* Written instruction:
Output every line of the material exactly, omitting images.

======== Recorded data

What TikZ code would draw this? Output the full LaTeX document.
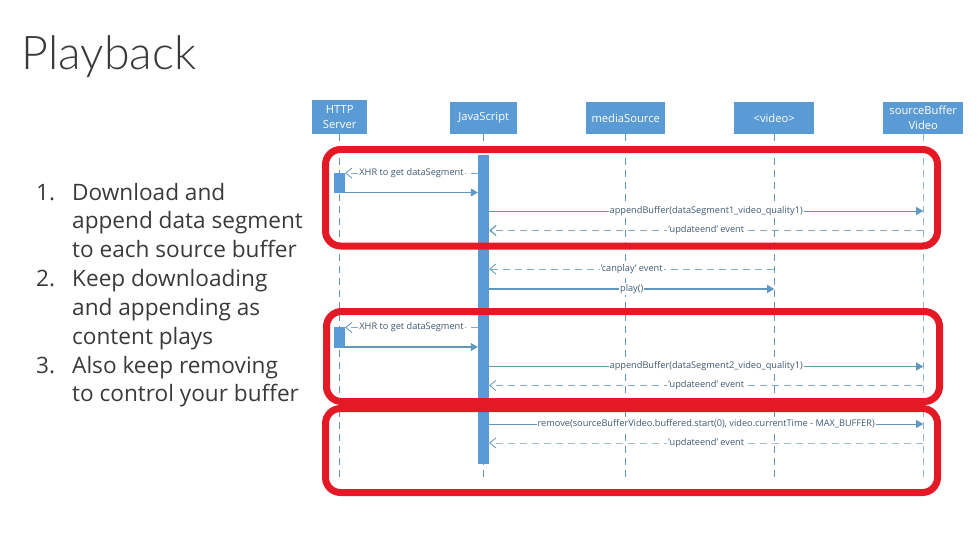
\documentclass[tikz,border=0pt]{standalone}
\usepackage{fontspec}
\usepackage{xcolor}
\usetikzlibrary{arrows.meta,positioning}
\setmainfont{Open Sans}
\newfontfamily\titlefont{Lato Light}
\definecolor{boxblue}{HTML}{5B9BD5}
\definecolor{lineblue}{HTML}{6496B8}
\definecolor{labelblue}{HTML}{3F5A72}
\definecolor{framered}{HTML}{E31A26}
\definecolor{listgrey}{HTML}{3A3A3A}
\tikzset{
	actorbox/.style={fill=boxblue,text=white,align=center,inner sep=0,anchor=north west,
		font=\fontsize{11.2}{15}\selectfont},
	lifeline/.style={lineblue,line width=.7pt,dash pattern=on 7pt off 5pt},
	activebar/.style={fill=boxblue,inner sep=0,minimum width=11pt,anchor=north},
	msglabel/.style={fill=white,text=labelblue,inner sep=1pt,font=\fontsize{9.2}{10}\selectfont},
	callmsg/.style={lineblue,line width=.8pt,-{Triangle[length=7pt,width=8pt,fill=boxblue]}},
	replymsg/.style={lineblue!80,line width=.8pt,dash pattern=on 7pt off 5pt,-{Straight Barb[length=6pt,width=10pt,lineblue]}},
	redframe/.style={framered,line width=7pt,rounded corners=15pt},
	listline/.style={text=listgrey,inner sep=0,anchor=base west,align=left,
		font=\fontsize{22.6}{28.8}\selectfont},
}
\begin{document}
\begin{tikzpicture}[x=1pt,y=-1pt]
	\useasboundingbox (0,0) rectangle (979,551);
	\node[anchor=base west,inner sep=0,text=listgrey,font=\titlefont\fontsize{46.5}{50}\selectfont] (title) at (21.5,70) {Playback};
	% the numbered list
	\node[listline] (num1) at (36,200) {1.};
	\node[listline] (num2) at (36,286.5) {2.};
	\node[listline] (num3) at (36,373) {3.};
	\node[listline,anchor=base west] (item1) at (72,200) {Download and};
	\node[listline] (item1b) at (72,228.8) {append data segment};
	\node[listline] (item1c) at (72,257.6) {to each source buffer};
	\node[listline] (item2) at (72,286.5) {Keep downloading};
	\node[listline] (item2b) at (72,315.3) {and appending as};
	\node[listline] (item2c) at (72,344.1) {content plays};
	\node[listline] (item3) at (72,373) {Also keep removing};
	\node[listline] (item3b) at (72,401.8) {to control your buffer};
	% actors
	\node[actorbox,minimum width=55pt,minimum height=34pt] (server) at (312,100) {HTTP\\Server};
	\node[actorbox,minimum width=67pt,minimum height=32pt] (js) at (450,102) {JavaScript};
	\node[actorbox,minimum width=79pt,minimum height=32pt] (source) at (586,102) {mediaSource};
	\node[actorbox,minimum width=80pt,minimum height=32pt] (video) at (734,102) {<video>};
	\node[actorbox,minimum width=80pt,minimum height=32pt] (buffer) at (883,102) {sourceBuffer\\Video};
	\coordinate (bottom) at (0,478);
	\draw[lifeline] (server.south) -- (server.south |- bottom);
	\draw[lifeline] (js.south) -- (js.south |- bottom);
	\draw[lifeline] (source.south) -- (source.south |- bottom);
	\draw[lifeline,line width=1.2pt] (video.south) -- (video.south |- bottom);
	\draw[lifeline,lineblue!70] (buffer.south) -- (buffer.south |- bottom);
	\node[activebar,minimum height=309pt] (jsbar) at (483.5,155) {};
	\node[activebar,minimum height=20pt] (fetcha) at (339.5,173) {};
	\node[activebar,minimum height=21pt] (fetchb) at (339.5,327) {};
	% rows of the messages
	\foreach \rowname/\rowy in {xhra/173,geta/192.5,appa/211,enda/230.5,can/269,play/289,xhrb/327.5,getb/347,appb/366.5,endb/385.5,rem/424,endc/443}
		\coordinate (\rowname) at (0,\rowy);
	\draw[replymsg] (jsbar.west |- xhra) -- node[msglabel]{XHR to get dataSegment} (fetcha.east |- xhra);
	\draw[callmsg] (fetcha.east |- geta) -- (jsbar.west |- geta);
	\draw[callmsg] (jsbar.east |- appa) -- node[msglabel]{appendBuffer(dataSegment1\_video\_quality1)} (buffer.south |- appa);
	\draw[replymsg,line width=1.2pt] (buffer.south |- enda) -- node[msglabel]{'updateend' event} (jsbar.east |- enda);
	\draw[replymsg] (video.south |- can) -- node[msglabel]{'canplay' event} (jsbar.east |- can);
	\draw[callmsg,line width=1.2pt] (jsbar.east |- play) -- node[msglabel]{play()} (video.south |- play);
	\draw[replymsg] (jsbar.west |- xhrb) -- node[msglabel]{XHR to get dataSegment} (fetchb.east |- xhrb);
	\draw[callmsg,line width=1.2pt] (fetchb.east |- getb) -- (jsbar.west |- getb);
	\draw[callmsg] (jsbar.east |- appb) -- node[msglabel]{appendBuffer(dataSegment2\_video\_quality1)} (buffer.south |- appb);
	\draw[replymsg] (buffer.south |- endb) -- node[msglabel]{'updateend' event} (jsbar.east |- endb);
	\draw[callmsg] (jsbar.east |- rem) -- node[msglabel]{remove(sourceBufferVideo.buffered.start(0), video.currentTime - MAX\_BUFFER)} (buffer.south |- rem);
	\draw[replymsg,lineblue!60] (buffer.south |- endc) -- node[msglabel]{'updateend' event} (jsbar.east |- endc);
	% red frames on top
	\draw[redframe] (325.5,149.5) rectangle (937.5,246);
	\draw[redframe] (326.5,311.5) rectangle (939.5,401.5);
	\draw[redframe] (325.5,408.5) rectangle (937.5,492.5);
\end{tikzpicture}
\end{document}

================

* Exercise response:
What TikZ code would draw this? Output the full LaTeX document.
\documentclass[tikz,border=0pt]{standalone}
\usepackage{fontspec}
\usepackage{xcolor}
\usetikzlibrary{arrows.meta,positioning}
\setmainfont{Open Sans}
\newfontfamily\titlefont{Lato Light}
\definecolor{boxblue}{HTML}{5B9BD5}
\definecolor{lineblue}{HTML}{6496B8}
\definecolor{labelblue}{HTML}{3F5A72}
\definecolor{framered}{HTML}{E31A26}
\definecolor{listgrey}{HTML}{3A3A3A}
\tikzset{
	actorbox/.style={fill=boxblue,text=white,align=center,inner sep=0,anchor=north west,
		font=\fontsize{11.2}{15}\selectfont},
	lifeline/.style={lineblue,line width=.7pt,dash pattern=on 7pt off 5pt},
	activebar/.style={fill=boxblue,inner sep=0,minimum width=11pt,anchor=north},
	msglabel/.style={fill=white,text=labelblue,inner sep=1pt,font=\fontsize{9.2}{10}\selectfont},
	callmsg/.style={lineblue,line width=.8pt,-{Triangle[length=7pt,width=8pt,fill=boxblue]}},
	replymsg/.style={lineblue!80,line width=.8pt,dash pattern=on 7pt off 5pt,-{Straight Barb[length=6pt,width=10pt,lineblue]}},
	redframe/.style={framered,line width=7pt,rounded corners=15pt},
	listline/.style={text=listgrey,inner sep=0,anchor=base west,align=left,
		font=\fontsize{22.6}{28.8}\selectfont},
}
\begin{document}
\begin{tikzpicture}[x=1pt,y=-1pt]
	\useasboundingbox (0,0) rectangle (979,551);
	\node[anchor=base west,inner sep=0,text=listgrey,font=\titlefont\fontsize{46.5}{50}\selectfont] (title) at (21.5,70) {Playback};
	% the numbered list
	\node[listline] (num1) at (36,200) {1.};
	\node[listline] (num2) at (36,286.5) {2.};
	\node[listline] (num3) at (36,373) {3.};
	\node[listline,anchor=base west] (item1) at (72,200) {Download and};
	\node[listline] (item1b) at (72,228.8) {append data segment};
	\node[listline] (item1c) at (72,257.6) {to each source buffer};
	\node[listline] (item2) at (72,286.5) {Keep downloading};
	\node[listline] (item2b) at (72,315.3) {and appending as};
	\node[listline] (item2c) at (72,344.1) {content plays};
	\node[listline] (item3) at (72,373) {Also keep removing};
	\node[listline] (item3b) at (72,401.8) {to control your buffer};
	% actors
	\node[actorbox,minimum width=55pt,minimum height=34pt] (server) at (312,100) {HTTP\\Server};
	\node[actorbox,minimum width=67pt,minimum height=32pt] (js) at (450,102) {JavaScript};
	\node[actorbox,minimum width=79pt,minimum height=32pt] (source) at (586,102) {mediaSource};
	\node[actorbox,minimum width=80pt,minimum height=32pt] (video) at (734,102) {<video>};
	\node[actorbox,minimum width=80pt,minimum height=32pt] (buffer) at (883,102) {sourceBuffer\\Video};
	\coordinate (bottom) at (0,478);
	\draw[lifeline] (server.south) -- (server.south |- bottom);
	\draw[lifeline] (js.south) -- (js.south |- bottom);
	\draw[lifeline] (source.south) -- (source.south |- bottom);
	\draw[lifeline,line width=1.2pt] (video.south) -- (video.south |- bottom);
	\draw[lifeline,lineblue!70] (buffer.south) -- (buffer.south |- bottom);
	\node[activebar,minimum height=309pt] (jsbar) at (483.5,155) {};
	\node[activebar,minimum height=20pt] (fetcha) at (339.5,173) {};
	\node[activebar,minimum height=21pt] (fetchb) at (339.5,327) {};
	% rows of the messages
	\foreach \rowname/\rowy in {xhra/173,geta/192.5,appa/211,enda/230.5,can/269,play/289,xhrb/327.5,getb/347,appb/366.5,endb/385.5,rem/424,endc/443}
		\coordinate (\rowname) at (0,\rowy);
	\draw[replymsg] (jsbar.west |- xhra) -- node[msglabel]{XHR to get dataSegment} (fetcha.east |- xhra);
	\draw[callmsg] (fetcha.east |- geta) -- (jsbar.west |- geta);
	\draw[callmsg] (jsbar.east |- appa) -- node[msglabel]{appendBuffer(dataSegment1\_video\_quality1)} (buffer.south |- appa);
	\draw[replymsg,line width=1.2pt] (buffer.south |- enda) -- node[msglabel]{'updateend' event} (jsbar.east |- enda);
	\draw[replymsg] (video.south |- can) -- node[msglabel]{'canplay' event} (jsbar.east |- can);
	\draw[callmsg,line width=1.2pt] (jsbar.east |- play) -- node[msglabel]{play()} (video.south |- play);
	\draw[replymsg] (jsbar.west |- xhrb) -- node[msglabel]{XHR to get dataSegment} (fetchb.east |- xhrb);
	\draw[callmsg,line width=1.2pt] (fetchb.east |- getb) -- (jsbar.west |- getb);
	\draw[callmsg] (jsbar.east |- appb) -- node[msglabel]{appendBuffer(dataSegment2\_video\_quality1)} (buffer.south |- appb);
	\draw[replymsg] (buffer.south |- endb) -- node[msglabel]{'updateend' event} (jsbar.east |- endb);
	\draw[callmsg] (jsbar.east |- rem) -- node[msglabel]{remove(sourceBufferVideo.buffered.start(0), video.currentTime - MAX\_BUFFER)} (buffer.south |- rem);
	\draw[replymsg,lineblue!60] (buffer.south |- endc) -- node[msglabel]{'updateend' event} (jsbar.east |- endc);
	% red frames on top
	\draw[redframe] (325.5,149.5) rectangle (937.5,246);
	\draw[redframe] (326.5,311.5) rectangle (939.5,401.5);
	\draw[redframe] (325.5,408.5) rectangle (937.5,492.5);
\end{tikzpicture}
\end{document}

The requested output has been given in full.